Question: My husband and I finally are empty-nesters in our home on Santa Barbara’s Mesa, and we want to convert what used to be our children’s bathroom into a guest bathroom.
We have already put in a new toilet and a nice new vanity, but what really needs to be torn out and redone is the tile in the shower, which is original to the house that is almost 50 years old.
Our budget is not terribly small, but we don’t really need tile or fixtures that are fancy or expensive.
What are our options?
Your Handyman: A new shower would certainly be a nice way to upgrade your guest bathroom, and the good news is there are numerous options available so it can be done without breaking the bank.
There are many different aspects to replacing a shower and tub alcove, and probably your first step is to spend some time looking online and in local home improvement showrooms for design ideas that appeal to you and your husband.
As a general rule, smaller tiles will take more labor to install and, conversely, larger tiles will require less labor. A skilled tile setter is an expensive trade person, and labor will be the major part of the total cost of your project.
One of the more labor-intensive styles of tile is what is commonly referred to as a subway tile, which is laid out in a running bond in which smaller rectangular tiles are set in a brick style layout, requiring many hours to be spent on layout, installation, cutting and finally grouting.
Large tiles — 18- or 24-inch square — are at the other end of the scale for installation expense and require much less labor. In fact, they can often be found on sale at the big box hardware stores for as low as $1 per square foot.
These large tiles require much less time for setting and grouting, and can be a very attractive yet less expensive option. They are available in a natural stone like travertine, slate or quartzite, and in many different glazed finishes.
It really doesn’t make sense to not replace the old tub and plumbing fixtures if the old tile is coming out, so it is best to remove the old tub alcove down to the wall studs.

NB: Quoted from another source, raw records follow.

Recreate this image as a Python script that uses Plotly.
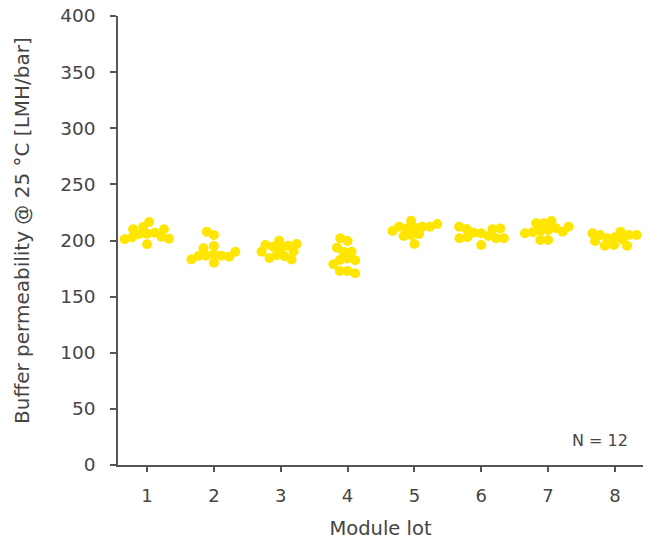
import math
import plotly.graph_objects as go

# ---- data ----
lots = [1, 2, 3, 4, 5, 6, 7, 8]
lot1 = [216.5, 212.0, 210.0, 210.0, 207.0, 206.0, 205.8, 203.4, 202.9, 201.6, 201.1, 196.6]
lot2 = [207.8, 204.9, 195.1, 193.0, 190.0, 187.7, 186.5, 186.5, 186.2, 185.6, 183.2, 180.2]
lot3 = [199.8, 196.9, 196.0, 195.4, 194.5, 193.0, 190.5, 190.0, 187.0, 186.0, 184.5, 183.0]
lot4 = [202.0, 199.6, 193.6, 190.0, 190.0, 184.0, 182.6, 182.4, 178.8, 172.8, 172.8, 170.8]
lot5 = [217.7, 214.7, 212.3, 212.3, 212.3, 211.4, 210.8, 208.5, 205.8, 204.9, 204.0, 196.9]
lot6 = [212.3, 210.8, 210.2, 210.0, 207.0, 206.4, 204.0, 202.9, 202.0, 202.0, 202.0, 196.0]
lot7 = [217.4, 215.3, 215.3, 212.3, 211.0, 209.4, 208.5, 207.8, 207.3, 206.4, 200.4, 200.4]
lot8 = [207.8, 206.4, 204.9, 204.9, 204.9, 202.9, 202.0, 201.0, 199.6, 196.0, 195.4, 195.4]
groups = [lot1, lot2, lot3, lot4, lot5, lot6, lot7, lot8]
y_ticks = [0, 50, 100, 150, 200, 250, 300, 350, 400]

# ---- layout geometry (page body margin removed below) ----
W, H = 652, 541
ML, MR, MT, MB = 118, 9, 16, 76
X_RANGE = [0.565, 8.42]
Y_RANGE = [0, 400]
MARKER = 10
PLOT_W = W - ML - MR
PLOT_H = H - MT - MB
px_per_x = PLOT_W / (X_RANGE[1] - X_RANGE[0])
px_per_y = PLOT_H / (Y_RANGE[1] - Y_RANGE[0])


def swarm(values, d=7.8):
    """Simple deterministic beeswarm: returns x offsets in data units."""
    n = len(values)
    med = sorted(values)[n // 2]
    order = sorted(range(n), key=lambda i: abs(values[i] - med))
    placed = []
    offs = [0.0] * n
    for i in order:
        y = values[i] * px_per_y
        cands = [0.0]
        for xj, yj in placed:
            dy = y - yj
            if abs(dy) < d:
                dx = math.sqrt(d * d - dy * dy)
                cands += [xj + dx, xj - dx]
        cands.sort(key=lambda c: (abs(c), c))
        chosen = cands[-1]
        for c in cands:
            if all((c - xj) ** 2 + (y - yj) ** 2 >= d * d - 1e-6 for xj, yj in placed):
                chosen = c
                break
        placed.append((chosen, y))
        offs[i] = chosen
    return [o / px_per_x for o in offs]


xs, ys = [], []
for lot, vals in zip(lots, groups):
    for o, v in zip(swarm(vals), vals):
        xs.append(lot + o)
        ys.append(v)

FONT = "DejaVu Sans"
TXT = "#454545"
AX = "#555555"

fig = go.Figure()
fig.add_trace(go.Scatter(
    x=xs, y=ys, mode="markers",
    marker=dict(size=MARKER, color="#FFE600", line=dict(width=0)),
    hoverinfo="y", showlegend=False,
))

fig.update_layout(
    width=W, height=H,
    margin=dict(l=ML, r=MR, t=MT, b=MB, pad=0, autoexpand=False),
    paper_bgcolor="white", plot_bgcolor="white",
    font=dict(family=FONT, color=TXT, size=16),
    xaxis=dict(
        range=X_RANGE, tickmode="array", tickvals=lots, ticktext=[str(l) for l in lots],
        showgrid=False, zeroline=False, showline=True, linecolor=AX, linewidth=1.5,
        ticks="outside", ticklen=5, tickwidth=1.5, tickcolor=AX, automargin=False,
        tickfont=dict(size=18, color=TXT, family=FONT), ticklabelstandoff=9,
        ticklabeloverflow="allow",
        title=dict(text="Module lot", font=dict(size=19.5, color=TXT, family=FONT), standoff=16),
    ),
    yaxis=dict(
        range=Y_RANGE, tickmode="array", tickvals=y_ticks,
        showgrid=False, zeroline=False, showline=True, linecolor=AX, linewidth=1.5,
        ticks="outside", ticklen=6, tickwidth=1.5, tickcolor=AX, automargin=False,
        tickfont=dict(size=18.5, color=TXT, family=FONT), ticklabelstandoff=11,
        ticklabeloverflow="allow",
    ),
    annotations=[
        dict(
            text="Buffer permeability @ 25 °C [LMH/bar]",
            xref="paper", yref="paper", x=-96 / PLOT_W, y=(465 - 231) / PLOT_H,
            xanchor="center", yanchor="middle", textangle=-90, showarrow=False,
            font=dict(size=20, color=TXT, family=FONT),
        ),
        dict(
            text="N = 12", xref="paper", yref="paper", x=0.975, y=0.03,
            xanchor="right", yanchor="bottom", showarrow=False,
            font=dict(size=16, color=TXT, family=FONT),
        ),
    ],
)

fig.write_html(
    "out.html",
    config={"displayModeBar": False},
    post_script="document.body.style.margin='0';document.body.style.padding='0';",
)
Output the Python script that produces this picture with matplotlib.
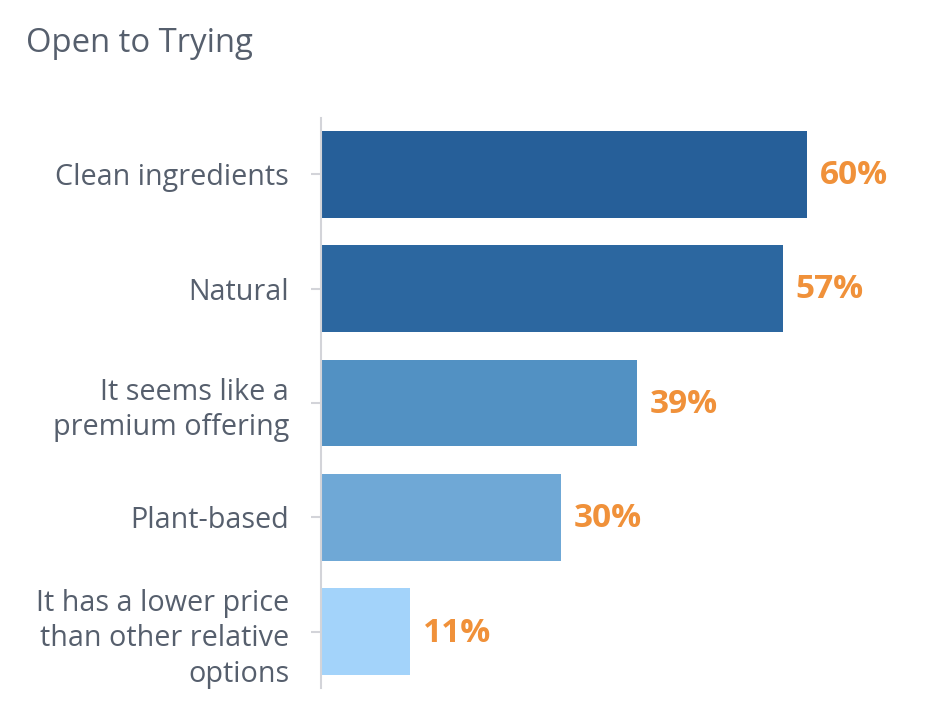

Any hidden water damage to framing lumber or sub flooring that is exposed by the demolition should be completely removed and replaced while the old tub and tile are out and before any new materials are installed.
Wood that has gotten wet from a past leak or tub overflow can develop dry rot, which is a fungus that slowly destroys wood — even after the leak is repaired and the wood dries out.
Demolition is always messy, and be sure to take care that dust and debris are confined to the bathroom and not spread through the house.
In purchasing plumbing fixtures, it is my opinion that you are best off buying established brands like Kohler, Moen, Grohe, American Standard, etc., and by steering clear of any discount or generic brands that are often promoted as sales leaders by some retailers.
A name-brand plumbing fixture is more likely to be well made from quality materials, and will usually be easier to find replacement parts or rebuild kits for if needed.
Tubs generally are made from cast iron with a porcelain finish or in a synthetic material like acrylic or fiberglass.
I personally prefer the insulated synthetic tubs because they tend not to transfer heat from the bath water, keeping it warmer for longer than a cast iron tub for those times when you want to just soak for awhile.
The insulated synthetic tubs are also quieter when being filled and much lighter in weight than the cast iron tubs, which is good news for the backs of the plumbers who must lift and set them into place.
Both styles of tubs are available with a continuous front called an apron or without an apron, which requires a base wall to be built to support the front edge of the tub that faces out to the room.
A tub with an apron will require less labor from the carpenter to build the support wall and less labor spent dry walling, painting or tiling the face of the support wall.
There are two options for preparing the walls to support the tile and water seal the enclosure after the new tub and plumbing fixtures are in place.
The first is for the tile setter to float out a layer of concrete onto steel lathing over a waterproof membrane, all fastened to the wall studs, and the second is to cover the walls with a premade concrete backer board over the membrane instead of concrete.
Both options are good if done correctly by an experienced tile setter, and the concrete backer board will require less labor and expense.
Either method, if done correctly will provide your tile setter with a waterproof surface that is both plumb and square that he needs to start setting your tiles.
Homeowners often choose to just tile up vertically from the tub to a little above the shower head or you can tile all the way to the ceiling, which can be attractive and not add a big additional expense to the project.
Other nice details that can be added to the tile installation are recessed boxes in the tile walls, called niches, for bottles of shampoo, or a bench or triangular corner ledge.
After the tile installation and grouting is completed, the finishing touch is the shower door, which I think is much preferable to a shower curtain as a way of keeping water off the floor and adjacent walls.
A showering guest who doesn’t bother or forgets to ensure that the shower curtain is completely closed can accidentally flood your bathroom flooring, which can become an expensive problem over time.
A shower door is much more effective at keeping your bathroom floor dry. A simple yet attractive sliding shower door can be purchased at most home improvement supply stores for about $350. Most any glass shop will have more expensive shower door options on display on their sales floor if you desire a more custom look.